Pudding

HomePage

Inspiration

"Need: Al that scans PR #1024 and comments: 'This is a duplicate of PR #20' Kinda hard sometimes to find who fixed a bug or implemented a feature first and give attribution. " ~ Shadcn.

Open source maintainer a fighting a losing battle against people who make slight modifications, implement an existing PR or worse straight up duplicates a PR. This cannot continue and 'Pudding' is solving this problem

What it does

Pudding is a Gemini powered assistant that identifies duplicate PRs by understanding their intent, not just comparing code diffs. We initially run the program with Bag-of-Words embeddings and Jaccard file overlap filter thousands of PRs down to a few candidates in milliseconds, then on selected few Gemini performs semantic comparison by extracts structured intent (problem, component, behavior, code approach) where its verified whether the PRs are duplicated or not and then output is commented!

How we built it

We built a funnel-based architecture:

Stage 1-2 (Fast Local Filters): Bag-of-Words embeddings and Jaccard file overlap filter thousands of PRs down to a few candidates in milliseconds

Stage 3-5 (LLM Reasoning): Gemini 3 extracts structured intent (problem, component, behavior, code approach) and performs semantic comparison on remaining candidates

Challenges we ran into

Mock embeddings producing garbage: Initial Math.random() vector generation made all embeddings orthogonal. Replaced with deterministic Bag-of-Words (Hashing Trick) to ensure similar text yields similar vectors.

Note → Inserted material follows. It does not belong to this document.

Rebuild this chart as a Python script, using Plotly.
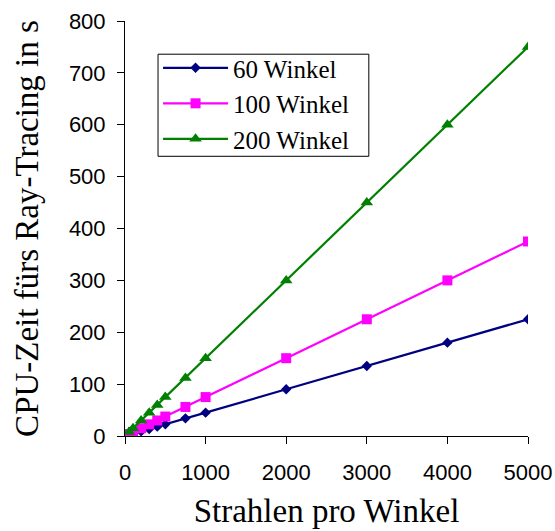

Gemini JSON response inconsistency: Gemini sometimes returned JSON wrapped in markdown code blocks instead of raw JSON. Had to implement regex stripping and fallback parsing with JSON.parse() wrapped in try-catch.

TypeScript generic inference: generateJSON() function lacked a generic type parameter , causing TypeScript errors at call sites like generateJSON(prompt). Fixed by adding to the function signature.

GitHub API diff gaps: The Files API returns patch (unified diff) only for text files under a size limit. Large binary files or renamed files have no patch data, causing undefined in our diff concatenation.

Confidence floor logic: Initial weighted scoring produced confusingly low scores (60%) for clear duplicates when one factor was low. Added a "confidence floor" (85% minimum) when Gemini's semantic similarity exceeds 90%.

Array response normalization: Gemini occasionally returned [{pr1: ...}, {pr2: ...}] instead of {pr1: ..., pr2: ...}. Frontend had to detect arrays and reduce() them into a single object.

Accomplishments that we're proud of

97%+ accuracy on test duplicate pairs with the weighted scoring system

Sub-second filtering for the first 2 stages using local embeddings

Intent-aware analysis: The system understands that "fix auth bug for special chars" and "handle symbols in passwords" are duplicates even with different code

What we learned

Response format enforcement: Adding responseMimeType: 'application/json' to Gemini config drastically reduces markdown-wrapped responses, but doesn't eliminate them entirely.

Temperature = 0.1 for consistency: Low temperature makes Gemini's structured outputs reproducible. Higher values caused random field ordering and inconsistent scoring.

Few-shot isn't always needed: Explicit JSON schema in the prompt with field descriptions worked better than few-shot examples for our use case. Retry on 503, not 429: 503 (overloaded) is transient and worth retrying. 429 (rate limit) means backoff and wait. Different error handling for each.

Confidence floors prevent confusion: Raw weighted averages can produce misleading scores. Floors and boosts based on key signals improve user trust.